**EXERCISE AIM:** Check each line below for the word "this", and copy those that have it.

**DATA SHOWN:**
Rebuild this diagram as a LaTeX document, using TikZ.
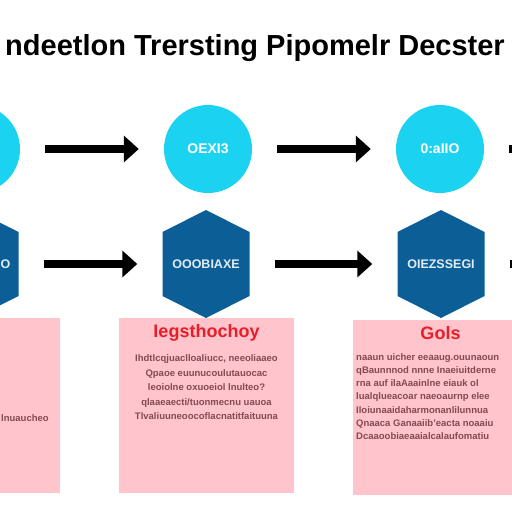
\documentclass[tikz,border=0pt]{standalone}
\usepackage{fontspec}
\setmainfont{Liberation Sans}
\usetikzlibrary{calc, positioning, arrows.meta}
\definecolor{stagecyan}{RGB}{27,211,240}
\definecolor{hexblue}{RGB}{12,94,150}
\definecolor{notepink}{RGB}{255,196,204}
\definecolor{notered}{RGB}{232,30,40}
\definecolor{notetext}{RGB}{135,72,82}
\tikzset{
  % stage circles (top row)
  stage/.style={circle, fill=stagecyan, minimum size=88pt, inner sep=0pt,
    text=white, font=\bfseries\fontsize{14}{16}\selectfont},
  % hexagon blocks (second row)
  hexbox/.style={minimum width=87pt, minimum height=108pt, inner sep=0pt,
    text=white!88!hexblue, font=\bfseries\fontsize{12.5}{14}\selectfont,
    path picture={\fill[hexblue] (path picture bounding box.north)
      -- ($(path picture bounding box.north east)+(0pt,-22pt)$)
      -- ($(path picture bounding box.south east)+(0pt,22pt)$)
      -- (path picture bounding box.south)
      -- ($(path picture bounding box.south west)+(0pt,22pt)$)
      -- ($(path picture bounding box.north west)+(0pt,-22pt)$) -- cycle;}},
  % pink note cards
  note/.style={fill=notepink, minimum width=175pt, minimum height=175pt, inner sep=0pt},
  notehead/.style={text=notered, font=\bfseries\fontsize{18}{20}\selectfont, inner sep=0pt},
  notebody/.style={text=notetext, font=\bfseries\fontsize{9.5}{14.5}\selectfont, inner sep=0pt},
  % thick flow arrows
  flow/.style={line width=8pt, -{Triangle[length=15pt,width=26pt]},
    shorten <=25pt, shorten >=25pt},
  title/.style={font=\bfseries\fontsize{29}{33}\selectfont, inner sep=0pt},
}
\begin{document}
\begin{tikzpicture}[x=1pt, y=-1pt]
  \path[use as bounding box, fill=white] (0,0) rectangle (512,512);
  \clip (0,0) rectangle (512,512);

  \node[title, anchor=base] (head) at (255,55) {ndeetlon Trersting Pipomelr Decster};

  % top row
  \node[stage] (c1) at (-24,149) {};
  \node[stage] (c2) at (208,149) {OEXI3};
  \node[stage] (c3) at (440,149) {0:aIIO};
  \coordinate (c4) at (672,149);

  \draw[flow] (c1) -- (c2);
  \draw[flow] (c2) -- (c3);
  \draw[flow] (c3) -- (c4);

  % second row
  \node[hexbox] (h1) at (-25,264) {};
  \node[hexbox] (h2) at (206,264) {OOOBIAXE};
  \node[hexbox] (h3) at (441,264) {OIEZSSEGI};
  \coordinate (h4) at (673,264);
  \node[text=white!88!hexblue, font=\bfseries\fontsize{12.5}{14}\selectfont,
    inner sep=0pt, anchor=west] (l1) at (0.5,264) {O};

  \draw[flow] (h1) -- (h2);
  \draw[flow] (h2) -- (h3);
  \draw[flow] (h3) -- (h4);

  % note cards
  \node[note] (n1) at (-28,405) {};
  \node[note] (n2) at (206.5,405) {};
  \node[note] (n3) at (440.5,407) {};

  \node[notebody, anchor=base west] (b1) at (1,421) {lnuaucheo};

  \node[notehead, below=7pt of n2.north] (t2) {Iegsthochoy};
  \node[notebody, align=center, below=13pt of t2] (b2) {%
    Ihdtlcqjuaclloaliucc, neeoliaaeo\\
    Qpaoe euunucoulutauocac\\
    leoiolne oxuoeiol lnulteo?\\
    qlaaeaecti/tuonmecnu uauoa\\
    Tlvaliuuneoocoflacnatitfaituuna};

  \node[notehead, below=7pt of n3.north] (t3) {Gols};
  \node[notebody, align=left, font=\bfseries\fontsize{9.5}{13.3}\selectfont, anchor=north west]
    (b3) at (356,353) {%
    naaun uicher eeaaug.ouunaoun\\
    qBaunnnod nnne Inaeiuitderne\\
    rna auf ilaAaainlne eiauk ol\\
    lualqlueacoar naeoaurnp elee\\
    Iloiunaaidaharmonanlilunnua\\
    Qnaaca Ganaaiib'eacta noaaiu\\
    Dcaaoobiaeaaialcalaufomatiu};
\end{tikzpicture}
\end{document}
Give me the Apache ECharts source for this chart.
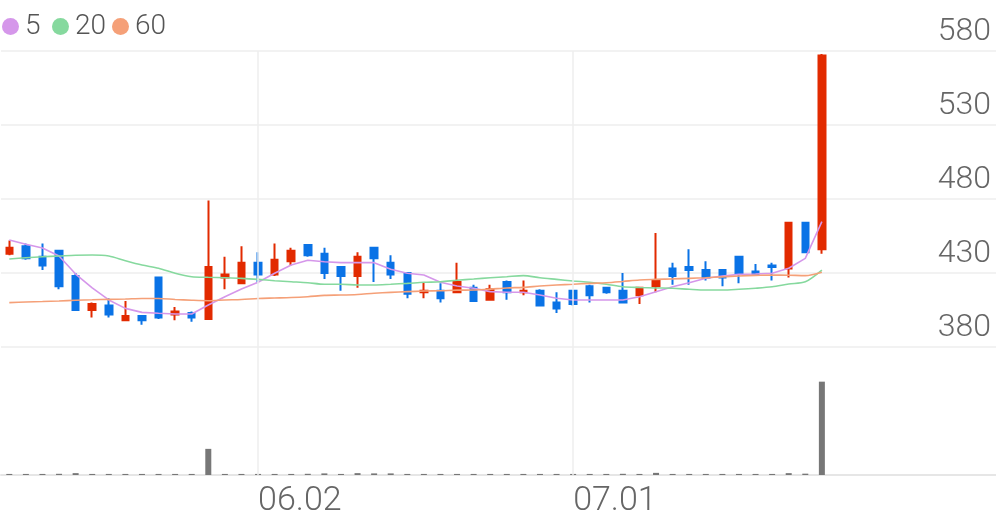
<!DOCTYPE html>
<html>
<head>
<meta charset="utf-8">
<script src="https://cdn.jsdelivr.net/npm/echarts@6/dist/echarts.min.js"></script>
<style>
html,body{margin:0;padding:0;background:#fff;}
#chart{width:996px;height:519px;}
</style>
</head>
<body>
<div id="chart"></div>
<script>
// ---- data ----
const dates = ['05.12','05.13','05.14','05.15','05.16','05.19','05.20','05.21','05.22','05.23',
  '05.26','05.27','05.28','05.29','05.30','06.02','06.04','06.05','06.09','06.10',
  '06.11','06.12','06.13','06.16','06.17','06.18','06.19','06.20','06.23','06.24',
  '06.25','06.26','06.27','06.30','07.01','07.02','07.03','07.04','07.07','07.08',
  '07.09','07.10','07.11','07.14','07.15','07.16','07.17','07.18','07.21','07.22'];
const padSlots = 10;
const openP  = [443,448,441,445,428,405,408,398,401,427, 402,403,399,427,423,437,429,438,449,443, 434,428,447,437,430,417,418,417,420,412, 424,417,418,410,418,421,420,418,415,421, 433,434,432,432,441,431,435,433,464,446];
const closeP = [447,440,435,421,405,409,402,401,398,400, 404,400,434,429,437,429,439,445,442,430, 428,441,440,429,416,418,413,424,411,419, 417,418,408,406,409,415,417,410,420,425, 428,432,427,427,430,429,434,464,444,577];
const lowP   = [442,439,432,419,405,400,400,398,395,399, 398,397,399,419,423,423,428,435,441,426, 418,420,424,426,413,413,410,417,411,412, 412,415,408,403,408,410,416,410,409,417, 422,422,425,421,423,428,425,427,444,443];
const highP  = [452,450,450,445,430,410,413,411,401,427, 407,404,479,441,448,444,450,447,449,447, 434,444,447,442,430,424,423,437,422,422, 425,425,419,417,418,422,420,430,420,457, 437,446,438,432,441,436,437,464,464,578];
const ma5  = [452.3,449.4,446.9,441.5,429.3,419.9,411.8,406.1,403.4,402.8,402.3,402.3,408.4,414.0,419.2,423.7,429.8,435.4,438.6,437.6,437.0,437.0,437.0,432.5,429.8,428.6,423.7,421.2,419.7,417.4,417.0,417.0,415.1,412.9,411.8,411.8,411.8,411.8,414.0,417.4,420.7,423.4,426.4,428.0,429.1,429.3,429.8,433.2,439.9,464.7];
const ma20 = [439.5,440.3,441.0,441.5,442.0,442.2,441.5,438.3,435.4,433.2,429.8,427.5,427.1,426.8,426.4,425.7,424.8,424.1,423.4,422.4,422.4,421.9,421.9,422.4,423.0,423.7,424.1,425.1,425.9,426.8,427.5,428.2,426.8,425.7,424.6,423.7,422.4,420.7,420.2,419.9,419.7,419.0,418.5,418.5,419.0,419.7,420.7,422.6,424.1,432.0];
const ma60 = [410.0,410.4,410.7,411.1,411.6,411.9,412.2,412.4,412.8,412.8,412.1,411.6,411.3,411.8,412.1,412.8,413.1,413.4,414.0,414.9,415.1,415.5,416.3,416.9,417.4,417.8,418.0,418.4,418.5,419.1,419.9,420.3,421.2,421.9,422.4,423.0,423.4,424.3,425.3,425.7,426.0,426.4,426.8,427.4,428.0,428.4,428.6,428.5,428.2,430.5];
const volume = [40,40,40,45,70,40,40,40,40,40, 40,40,980,40,40,40,40,40,45,60, 40,70,60,60,40,40,40,40,40,40, 40,40,40,40,40,40,40,45,40,80, 40,40,40,40,40,40,40,70,50,3500];
const xTickLabels = ['06.02','07.01'];
const yTicks = {min:380, max:580, interval:50};
const maNames = ['5','20','60'];

// ---- styles ----
const UP = '#e22a00', DOWN = '#0a73e6';
const MA_COLORS = ['#d597ea','#86d99e','#f5a078'];
const GRID_COLOR = '#eeeeee';
const FONT = 'Roboto, "Noto Sans", sans-serif';

const cats = dates.concat(Array(padSlots).fill(''));
const candleData = openP.map((o,i)=>[o, closeP[i], lowP[i], highP[i]]);
const vLines = {
  silent:true, symbol:['none','none'], animation:false,
  label:{show:false},
  lineStyle:{color:GRID_COLOR, width:1.5, type:'solid'},
  data: xTickLabels.map(d=>({xAxis:d}))
};

const legendLefts = [2, 52, 112];
const legends = maNames.map((n,i)=>({
  data:[n], left:legendLefts[i], top:11, padding:0,
  icon:'circle', itemWidth:17, itemHeight:17, selectedMode:false,
  textStyle:{color:'#555', fontSize:28, fontWeight:300, fontFamily:FONT, lineHeight:31, padding:[0,0,0,1]}
}));

const chart = echarts.init(document.getElementById('chart'), null, {renderer:'canvas'});
chart.setOption({
  animation:false,
  backgroundColor:'#fff',
  legend: legends,
  grid:[
    {left:1, right:0, top:51, height:296},
    {left:1, right:0, top:347, height:128}
  ],
  xAxis:[
    {type:'category', gridIndex:0, data:cats, boundaryGap:true, show:false},
    {type:'category', gridIndex:1, data:cats, boundaryGap:true,
      axisLine:{show:true, lineStyle:{color:'#e6e6e6', width:2}},
      axisTick:{show:false},
      splitLine:{show:false},
      axisLabel:{
        interval:(idx,val)=>xTickLabels.indexOf(val)>=0,
        align:'left', color:'#666', fontSize:34, fontWeight:300, fontFamily:FONT, margin:9
      }
    }
  ],
  yAxis:[
    {type:'value', gridIndex:0, position:'right', min:yTicks.min, max:yTicks.max, interval:yTicks.interval,
      axisLine:{show:false}, axisTick:{show:false},
      splitLine:{show:true, lineStyle:{color:GRID_COLOR, width:1.5}},
      axisLabel:{inside:true, margin:5, verticalAlign:'bottom', color:'#666', fontSize:32, fontWeight:300, fontFamily:FONT, padding:[0,0,3,0]}
    },
    {type:'value', gridIndex:1, min:0, max:4800, show:false, splitLine:{show:false}}
  ],
  series:[
    {type:'candlestick', name:'price', xAxisIndex:0, yAxisIndex:0, data:candleData,
      barWidth:7,
      itemStyle:{color:UP, color0:DOWN, borderColor:UP, borderColor0:DOWN, borderWidth:2},
      markLine:vLines
    },
    {type:'line', name:maNames[0], xAxisIndex:0, yAxisIndex:0, data:ma5, symbol:'none', smooth:false,
      color:MA_COLORS[0], lineStyle:{width:1.6, color:MA_COLORS[0]}},
    {type:'line', name:maNames[1], xAxisIndex:0, yAxisIndex:0, data:ma20, symbol:'none', smooth:0.3,
      color:MA_COLORS[1], lineStyle:{width:1.6, color:MA_COLORS[1]}},
    {type:'line', name:maNames[2], xAxisIndex:0, yAxisIndex:0, data:ma60, symbol:'none', smooth:0.3,
      color:MA_COLORS[2], lineStyle:{width:1.6, color:MA_COLORS[2]}},
    {type:'bar', name:'volume', xAxisIndex:1, yAxisIndex:1, data:volume, barWidth:6,
      itemStyle:{color:'#777777'}, markLine:vLines}
  ]
});
</script>
</body>
</html>
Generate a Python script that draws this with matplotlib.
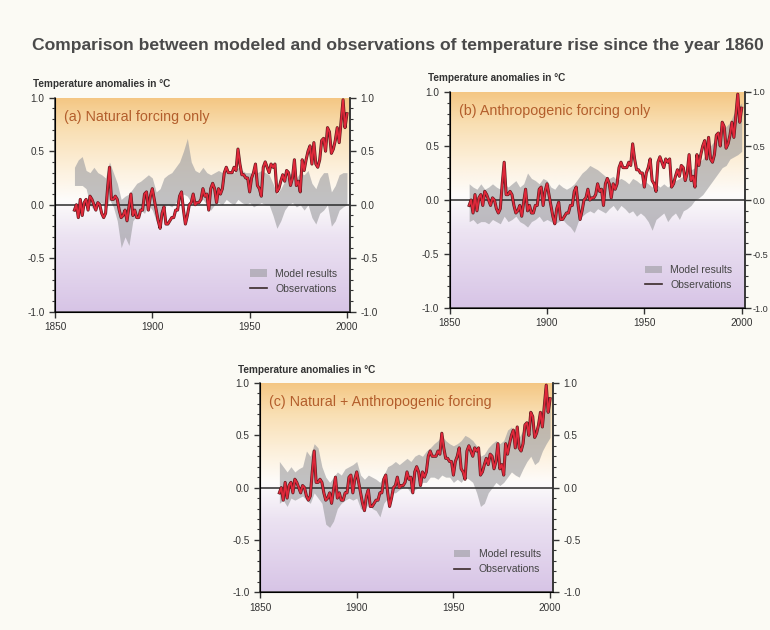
import numpy as np
import matplotlib
matplotlib.use("Agg")
import matplotlib.pyplot as plt
from matplotlib.colors import LinearSegmentedColormap
from matplotlib.patches import Patch
from matplotlib.lines import Line2D
from matplotlib.ticker import MultipleLocator

plt.rcParams["font.family"] = ["Liberation Sans", "DejaVu Sans"]

# ------------------------------------------------------------------
# Data
# ------------------------------------------------------------------
obs_years = list(range(1860, 2001))
obs = [
    -0.05, 0.00, -0.12, 0.05, -0.10, 0.02, 0.05, -0.05, 0.08, 0.05,
    0.00, -0.05, 0.02, 0.00, -0.08, -0.12, -0.08, 0.15, 0.35, 0.05,
    0.05, 0.08, 0.05, -0.05, -0.12, -0.10, -0.05, -0.15, -0.02, 0.10,
    -0.10, -0.05, -0.12, -0.12, -0.05, -0.05, 0.10, 0.12, -0.05, 0.08,
    0.15, 0.05, -0.05, -0.15, -0.22, -0.08, -0.02, -0.18, -0.18, -0.15,
    -0.12, -0.12, -0.05, -0.05, 0.08, 0.12, -0.05, -0.18, -0.10, 0.00,
    0.02, 0.10, 0.00, 0.02, 0.02, 0.05, 0.15, 0.08, 0.10, -0.05,
    0.15, 0.20, 0.15, 0.02, 0.15, 0.10, 0.15, 0.30, 0.35, 0.30,
    0.30, 0.30, 0.35, 0.32, 0.52, 0.38, 0.28, 0.28, 0.25, 0.25,
    0.12, 0.25, 0.30, 0.38, 0.18, 0.15, 0.08, 0.35, 0.40, 0.35,
    0.30, 0.38, 0.35, 0.38, 0.12, 0.15, 0.22, 0.28, 0.22, 0.32,
    0.30, 0.18, 0.25, 0.42, 0.18, 0.22, 0.12, 0.42, 0.32, 0.42,
    0.50, 0.55, 0.38, 0.58, 0.38, 0.35, 0.42, 0.60, 0.62, 0.50,
    0.72, 0.68, 0.48, 0.52, 0.60, 0.72, 0.58, 0.78, 0.98, 0.72,
    0.85,
]

model_years = list(range(1860, 2001, 2))

# (a) natural forcing only
nat_lo = [
    0.18, 0.18, 0.18, 0.15, 0.00, -0.05, 0.00, 0.02, -0.05, 0.05,
    -0.02, -0.15, -0.40, -0.30, -0.38, -0.15, -0.10, -0.05, -0.08, 0.00,
    -0.05, -0.15, -0.12, -0.02, 0.00, -0.02, 0.02, 0.05, 0.10, 0.08,
    0.02, 0.00, 0.02, 0.05, 0.00, -0.05, 0.00, 0.02, 0.00, 0.05,
    0.02, 0.00, 0.05, 0.02, 0.00, 0.02, -0.02, 0.00, 0.02, 0.00,
    0.00, -0.10, -0.22, -0.15, -0.05, 0.00, 0.02, -0.02, 0.00, -0.05,
    0.00, -0.12, -0.18, -0.08, -0.05, 0.00, -0.20, -0.15, -0.05, -0.02,
    0.00,
]
nat_hi = [
    0.35, 0.42, 0.45, 0.32, 0.30, 0.35, 0.30, 0.28, 0.25, 0.40,
    0.30, 0.20, 0.05, 0.08, 0.10, 0.15, 0.20, 0.22, 0.25, 0.28,
    0.25, 0.12, 0.15, 0.25, 0.28, 0.30, 0.35, 0.40, 0.50, 0.62,
    0.40, 0.32, 0.30, 0.35, 0.30, 0.28, 0.30, 0.32, 0.30, 0.35,
    0.30, 0.30, 0.35, 0.32, 0.30, 0.30, 0.28, 0.30, 0.32, 0.30,
    0.28, 0.20, 0.10, 0.15, 0.22, 0.28, 0.30, 0.25, 0.30, 0.28,
    0.32, 0.20, 0.15, 0.25, 0.30, 0.30, 0.12, 0.18, 0.28, 0.30,
    0.30,
]

# (b) anthropogenic forcing only
ant_lo = [
    -0.20, -0.18, -0.22, -0.20, -0.20, -0.22, -0.18, -0.20, -0.22, -0.15,
    -0.20, -0.18, -0.15, -0.20, -0.22, -0.25, -0.20, -0.18, -0.15, -0.20,
    -0.18, -0.20, -0.22, -0.20, -0.18, -0.22, -0.25, -0.30, -0.20, -0.15,
    -0.12, -0.10, -0.12, -0.08, -0.10, -0.12, -0.08, -0.05, -0.10, -0.05,
    -0.08, -0.12, -0.10, -0.15, -0.12, -0.15, -0.20, -0.28, -0.18, -0.15,
    -0.12, -0.20, -0.15, -0.12, -0.18, -0.10, -0.08, -0.05, 0.00, 0.02,
    0.05, 0.10, 0.15, 0.20, 0.25, 0.30, 0.32, 0.38, 0.40, 0.42,
    0.45,
]
ant_hi = [
    0.15, 0.12, 0.10, 0.15, 0.10, 0.12, 0.15, 0.12, 0.10, 0.15,
    0.12, 0.15, 0.18, 0.12, 0.15, 0.25, 0.20, 0.18, 0.15, 0.20,
    0.18, 0.12, 0.10, 0.15, 0.12, 0.10, 0.12, 0.15, 0.20, 0.25,
    0.28, 0.32, 0.30, 0.28, 0.25, 0.22, 0.20, 0.22, 0.18, 0.20,
    0.18, 0.15, 0.20, 0.18, 0.15, 0.18, 0.15, 0.12, 0.15, 0.12,
    0.15, 0.12, 0.15, 0.18, 0.20, 0.22, 0.25, 0.28, 0.30, 0.35,
    0.38, 0.45, 0.50, 0.55, 0.60, 0.65, 0.68, 0.72, 0.80, 0.85,
    0.90,
]

# (c) natural + anthropogenic forcing
all_lo = [
    -0.15, -0.12, -0.18, -0.10, -0.12, -0.10, -0.08, -0.12, -0.15, -0.05,
    -0.10, -0.15, -0.35, -0.38, -0.32, -0.20, -0.15, -0.12, -0.10, -0.12,
    -0.10, -0.20, -0.22, -0.15, -0.20, -0.22, -0.28, -0.15, -0.10, -0.05,
    -0.05, -0.02, 0.00, 0.00, -0.05, -0.02, 0.00, 0.05, 0.05, 0.10,
    0.10, 0.08, 0.12, 0.10, 0.10, 0.05, 0.08, 0.05, 0.10, 0.08,
    0.05, -0.05, -0.18, -0.15, -0.05, 0.00, 0.05, 0.02, 0.05, 0.10,
    0.15, 0.12, 0.10, 0.18, 0.25, 0.30, 0.22, 0.25, 0.35, 0.42,
    0.48,
]
all_hi = [
    0.25, 0.20, 0.15, 0.20, 0.15, 0.18, 0.20, 0.35, 0.30, 0.42,
    0.38, 0.20, 0.10, 0.05, 0.10, 0.15, 0.12, 0.18, 0.20, 0.22,
    0.25, 0.12, 0.08, 0.12, 0.10, 0.08, 0.05, 0.12, 0.20, 0.22,
    0.25, 0.22, 0.25, 0.28, 0.25, 0.30, 0.32, 0.30, 0.35, 0.38,
    0.42, 0.45, 0.50, 0.45, 0.42, 0.40, 0.42, 0.45, 0.50, 0.48,
    0.45, 0.40, 0.30, 0.32, 0.38, 0.42, 0.45, 0.42, 0.45, 0.55,
    0.58, 0.50, 0.48, 0.55, 0.62, 0.65, 0.55, 0.60, 0.70, 0.80,
    0.85,
]

panel_titles = [
    "(a) Natural forcing only",
    "(b) Anthropogenic forcing only",
    "(c) Natural + Anthropogenic forcing",
]
model_lo = [nat_lo, ant_lo, all_lo]
model_hi = [nat_hi, ant_hi, all_hi]

title = "Comparison between modeled and observations of temperature rise since the year 1860"
ylabel = "Temperature anomalies in \u00b0C"

# ------------------------------------------------------------------
# Figure
# ------------------------------------------------------------------
fig = plt.figure(figsize=(7.7, 6.3), dpi=100, facecolor="#fbfaf4")

fig.text(0.042, 0.928, title, fontsize=12.6, fontweight="bold",
         color="#4a4a4a", ha="left", va="center")

# axes rectangles [left, bottom, width, height]
rects = [
    [0.0714, 0.505, 0.383, 0.340],
    [0.584, 0.511, 0.383, 0.343],
    [0.3377, 0.060, 0.3805, 0.332],
]

bg_cmap = LinearSegmentedColormap.from_list(
    "bg",
    [(0.0, "#d7c4e6"), (0.35, "#ece3f2"), (0.52, "#fdfcfb"),
     (0.65, "#fdf2e0"), (0.85, "#f9dfb3"), (1.0, "#f4c682")],
)
grad = np.linspace(0, 1, 256).reshape(-1, 1)

xmin, xmax = 1850, 2001.5
tick_col = "#333333"

for i, rect in enumerate(rects):
    ax = fig.add_axes(rect)
    ax.imshow(grad, extent=[xmin, xmax, -1, 1], origin="lower",
              aspect="auto", cmap=bg_cmap, zorder=0)

    ax.fill_between(model_years, model_lo[i], model_hi[i],
                    color="#9a9a9e", alpha=0.6, linewidth=0, zorder=2)

    ax.axhline(0, color="#2b2b2b", linewidth=1.1, zorder=3)

    ax.plot(obs_years, obs, color="#5b1a1e", linewidth=2.2, zorder=4)
    ax.plot(obs_years, obs, color="#e0283a", linewidth=1.3, zorder=5)

    ax.set_xlim(xmin, xmax)
    ax.set_ylim(-1, 1)
    ax.set_xticks([1850, 1900, 1950, 2000])
    ax.set_xticklabels(["1850", "1900", "1950", "2000"])
    ax.yaxis.set_major_locator(MultipleLocator(0.5))
    ax.yaxis.set_minor_locator(MultipleLocator(0.1))
    ax.yaxis.set_major_formatter(plt.FormatStrFormatter("%.1f"))
    ax.tick_params(axis="both", which="major", labelsize=7.2,
                   direction="out", length=4, width=1, color=tick_col,
                   labelcolor=tick_col)
    ax.tick_params(axis="y", which="minor", direction="out",
                   length=2.5, width=0.8, color=tick_col)

    ax.spines["top"].set_visible(False)
    for side in ["left", "right", "bottom"]:
        ax.spines[side].set_color(tick_col)
        ax.spines[side].set_linewidth(1.1)

    # right-hand axis; panel (b) sits at the page edge, so keep it tight
    r_size = 6.6 if i == 1 else 7.2
    r_pad = 1.5 if i == 1 else 3.5
    axr = ax.twinx()
    axr.set_ylim(-1, 1)
    axr.yaxis.set_major_locator(MultipleLocator(0.5))
    axr.yaxis.set_minor_locator(MultipleLocator(0.1))
    axr.yaxis.set_major_formatter(plt.FormatStrFormatter("%.1f"))
    axr.tick_params(axis="y", which="major", labelsize=r_size, pad=r_pad,
                    direction="out", length=4, width=1, color=tick_col,
                    labelcolor=tick_col)
    axr.tick_params(axis="y", which="minor", direction="out",
                    length=2.5, width=0.8, color=tick_col)
    axr.spines["top"].set_visible(False)
    axr.spines["right"].set_color(tick_col)
    axr.spines["right"].set_linewidth(1.1)

    ax.text(0.03, 0.91, panel_titles[i], transform=ax.transAxes,
            fontsize=10.3, color="#b35e2c", ha="left", va="center")

    ax.text(-0.075, 1.04, ylabel, transform=ax.transAxes, fontsize=7.2,
            fontweight="bold", color="#333333", ha="left", va="bottom")

    handles = [
        Patch(facecolor="#9a9a9e", alpha=0.6, edgecolor="none",
              label="Model results"),
        Line2D([0], [0], color="#3a2a2a", linewidth=1.2,
               label="Observations"),
    ]
    ax.legend(handles=handles, loc="lower right",
              bbox_to_anchor=(0.99, 0.04), frameon=False, fontsize=7.5,
              handlelength=1.6, labelcolor="#444444")

fig.savefig("out.png", dpi=100, facecolor=fig.get_facecolor())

**REPLY:**
Rebuild this diagram as a LaTeX document, using TikZ.
Give me the Apache ECharts source for this chart.
Generate a Python script that draws this with matplotlib.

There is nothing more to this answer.